Appellate Judges Kathryn Grill Graeff, Anne K. Albright and Patrick L. Woodward. (courts.state.md.us)

Flaws Alleged

Addressing the court on behalf of the city Tuesday, Redmond argued that the Compliance Board’s decision ordering disclosure was flawed.

It “made up its own exception found nowhere else in the statute, nor in any prior caselaw, for financial activity that is somehow political in nature or that was similar enough in kind to the sort of political donations that other laws sometimes require to be disclosed,” he said.

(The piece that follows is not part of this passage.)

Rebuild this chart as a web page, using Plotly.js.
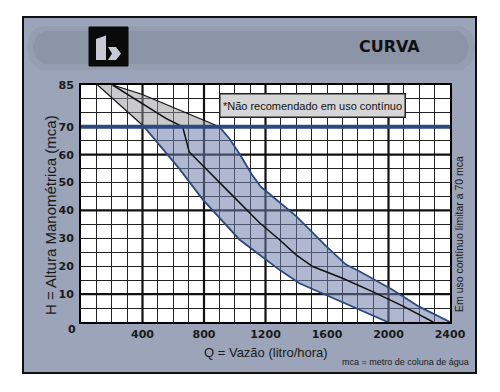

Judge Anne K. Albright pressed Redmond about the information on the donor spreadsheet that had not been redacted:

“The amounts, when the transactions occurred, whether they were debit or credit cards, which credit card – Amex or Discover, which financial institution, zipcodes – that’s a lot of information about somebody, a lot which most people would agree is financial,” she said.

“So, if that was not crossed out how do you justify the fact that the names were crossed out?” Albright asked.

With the names removed it becomes “no longer identifiable information about an individual,” he said. “Anonymizing records is a frequent way that the city endeavors to comply with the public information act’ ….  without impinging on this individual’s privacy.